**Instructions for the task:**
Exact reproduction of the data is required, with images excluded.

=-=-=-=-=

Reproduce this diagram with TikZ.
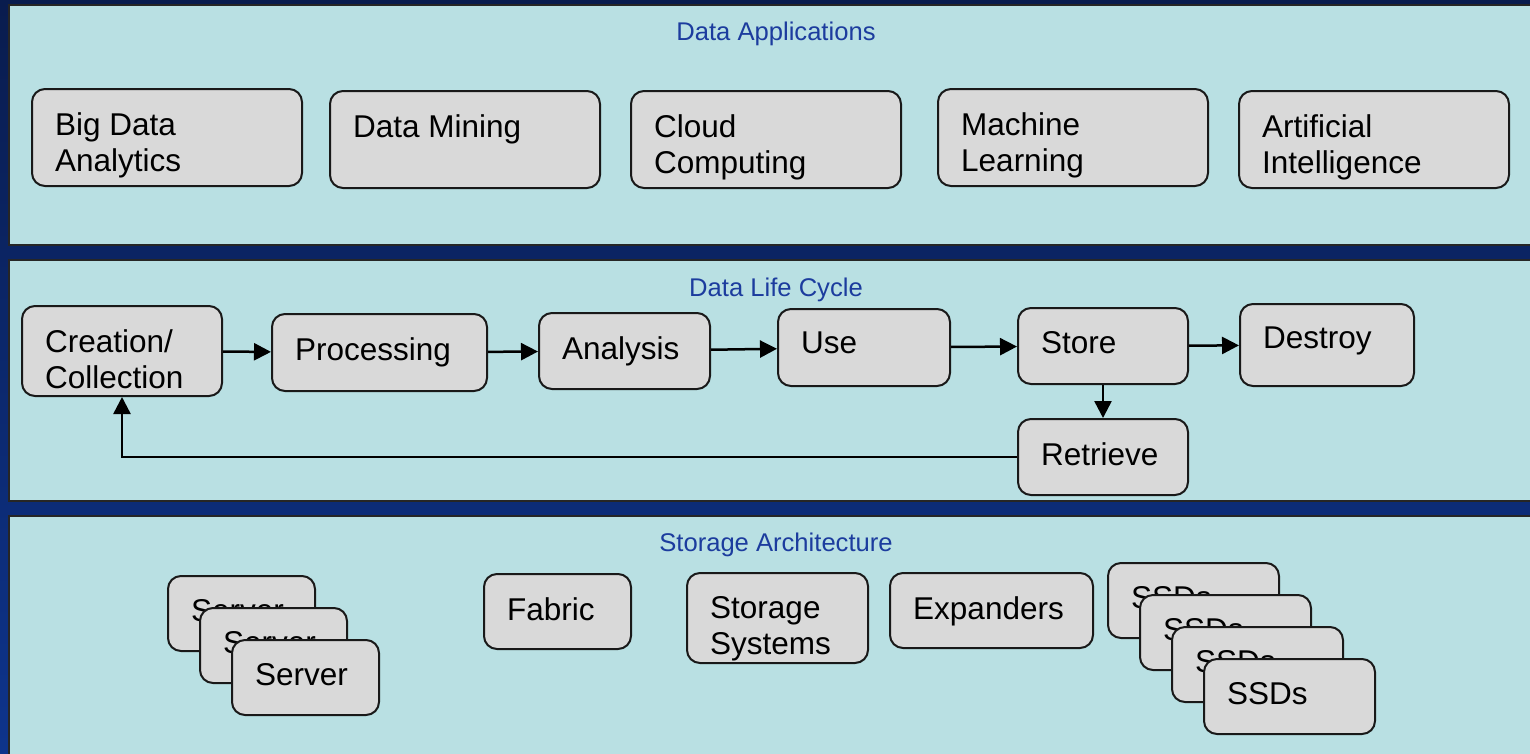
\documentclass[tikz,border=0pt]{standalone}
\usepackage{fontspec}
\setmainfont{Liberation Sans}
\usetikzlibrary{arrows.meta}
\definecolor{bgtop}{RGB}{9,28,78}
\definecolor{bgbot}{RGB}{14,52,140}
\definecolor{panelfill}{RGB}{185,224,227}
\definecolor{boxfill}{RGB}{217,217,217}
\definecolor{titleblue}{RGB}{28,60,158}
\tikzset{
  panel/.style={fill=panelfill, draw=black!85, line width=1.5pt},
  blk/.style={draw=black!90, fill=boxfill, line width=2pt, rounded corners=13pt, inner sep=0pt},
  lbl/.style={anchor=north west, align=left, inner sep=0pt, font=\fontsize{31.5}{36}\selectfont},
  ttl/.style={anchor=base, text=titleblue, inner sep=0pt, font=\fontsize{25.6}{30}\selectfont},
  arr/.style={-{Triangle[length=17pt,width=17pt]}, line width=2.5pt},
}
% name, left, top, width, height, text
\newcommand\mkbox[6]{%
  \node[blk, minimum width=#4, minimum height=#5, anchor=north west] (#1) at (#2,#3) {};
  \node[lbl] (#1t) at ([xshift=24pt,yshift=-24pt]#1.north west) {#6};
}
\begin{document}
\begin{tikzpicture}[x=1pt,y=-1pt]
\useasboundingbox (0,0) rectangle (1530,753);
\shade[top color=bgtop, bottom color=bgbot] (0,0) rectangle (1530,753);
%panels
\draw[panel] (9,5) rectangle (1535,245);
\draw[panel] (9,260) rectangle (1535,501);
\draw[panel] (9,516) rectangle (1535,760);
\node[ttl] (appt) at (776,40) {Data Applications};
\node[ttl] (lct) at (776,296) {Data Life Cycle};
\node[ttl] (sat) at (776,551) {Storage Architecture};
%applications
\foreach \n/\x/\y/\t in {bda/31/88/{Big Data\\Analytics}, dm/329/90/{Data Mining}, cld/630/90/{Cloud\\Computing}, ml/937/88/{Machine\\Learning}, ai/1238/90/{Artificial\\Intelligence}} {
  \mkbox{\n}{\x}{\y}{270}{97}{\t}
}
%life cycle
\mkbox{cc}{21}{305}{200}{90}{Creation/\\Collection}
\mkbox{proc}{271}{313}{215}{77}{Processing}
\mkbox{ana}{538}{312}{171}{76}{Analysis}
\mkbox{use}{777}{308}{172}{77}{Use}
\mkbox{sto}{1017}{307}{170}{76}{Store}
\mkbox{des}{1239}{303}{174}{82}{Destroy}
\mkbox{ret}{1017}{418}{170}{76}{Retrieve}
\draw[arr] (cc) -- (proc);
\draw[arr] (proc) -- (ana);
\draw[arr] (ana) -- (use);
\draw[arr] (use) -- (sto);
\draw[arr] (sto) -- (des);
\draw[arr] (sto) -- (ret);
\draw[arr] (ret.west) -| (cc.south);
%storage
\foreach \i in {0,1,2} {
  \mkbox{srv\i}{167+32*\i}{575+32*\i}{147}{75}{Server}
}
\mkbox{fab}{483}{573}{147}{75}{Fabric}
\mkbox{ss}{686}{572}{181}{90}{Storage\\Systems}
\mkbox{exp}{889}{572}{203}{75}{Expanders}
\foreach \i in {0,1,2,3} {
  \mkbox{ssd\i}{1107+32*\i}{562+32*\i}{171}{75}{SSDs}
}
\end{tikzpicture}
\end{document}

=-=-=-=-=

**Solution to this task:**
Reproduce this diagram with TikZ.
\documentclass[tikz,border=0pt]{standalone}
\usepackage{fontspec}
\setmainfont{Liberation Sans}
\usetikzlibrary{arrows.meta}
\definecolor{bgtop}{RGB}{9,28,78}
\definecolor{bgbot}{RGB}{14,52,140}
\definecolor{panelfill}{RGB}{185,224,227}
\definecolor{boxfill}{RGB}{217,217,217}
\definecolor{titleblue}{RGB}{28,60,158}
\tikzset{
  panel/.style={fill=panelfill, draw=black!85, line width=1.5pt},
  blk/.style={draw=black!90, fill=boxfill, line width=2pt, rounded corners=13pt, inner sep=0pt},
  lbl/.style={anchor=north west, align=left, inner sep=0pt, font=\fontsize{31.5}{36}\selectfont},
  ttl/.style={anchor=base, text=titleblue, inner sep=0pt, font=\fontsize{25.6}{30}\selectfont},
  arr/.style={-{Triangle[length=17pt,width=17pt]}, line width=2.5pt},
}
% name, left, top, width, height, text
\newcommand\mkbox[6]{%
  \node[blk, minimum width=#4, minimum height=#5, anchor=north west] (#1) at (#2,#3) {};
  \node[lbl] (#1t) at ([xshift=24pt,yshift=-24pt]#1.north west) {#6};
}
\begin{document}
\begin{tikzpicture}[x=1pt,y=-1pt]
\useasboundingbox (0,0) rectangle (1530,753);
\shade[top color=bgtop, bottom color=bgbot] (0,0) rectangle (1530,753);
%panels
\draw[panel] (9,5) rectangle (1535,245);
\draw[panel] (9,260) rectangle (1535,501);
\draw[panel] (9,516) rectangle (1535,760);
\node[ttl] (appt) at (776,40) {Data Applications};
\node[ttl] (lct) at (776,296) {Data Life Cycle};
\node[ttl] (sat) at (776,551) {Storage Architecture};
%applications
\foreach \n/\x/\y/\t in {bda/31/88/{Big Data\\Analytics}, dm/329/90/{Data Mining}, cld/630/90/{Cloud\\Computing}, ml/937/88/{Machine\\Learning}, ai/1238/90/{Artificial\\Intelligence}} {
  \mkbox{\n}{\x}{\y}{270}{97}{\t}
}
%life cycle
\mkbox{cc}{21}{305}{200}{90}{Creation/\\Collection}
\mkbox{proc}{271}{313}{215}{77}{Processing}
\mkbox{ana}{538}{312}{171}{76}{Analysis}
\mkbox{use}{777}{308}{172}{77}{Use}
\mkbox{sto}{1017}{307}{170}{76}{Store}
\mkbox{des}{1239}{303}{174}{82}{Destroy}
\mkbox{ret}{1017}{418}{170}{76}{Retrieve}
\draw[arr] (cc) -- (proc);
\draw[arr] (proc) -- (ana);
\draw[arr] (ana) -- (use);
\draw[arr] (use) -- (sto);
\draw[arr] (sto) -- (des);
\draw[arr] (sto) -- (ret);
\draw[arr] (ret.west) -| (cc.south);
%storage
\foreach \i in {0,1,2} {
  \mkbox{srv\i}{167+32*\i}{575+32*\i}{147}{75}{Server}
}
\mkbox{fab}{483}{573}{147}{75}{Fabric}
\mkbox{ss}{686}{572}{181}{90}{Storage\\Systems}
\mkbox{exp}{889}{572}{203}{75}{Expanders}
\foreach \i in {0,1,2,3} {
  \mkbox{ssd\i}{1107+32*\i}{562+32*\i}{171}{75}{SSDs}
}
\end{tikzpicture}
\end{document}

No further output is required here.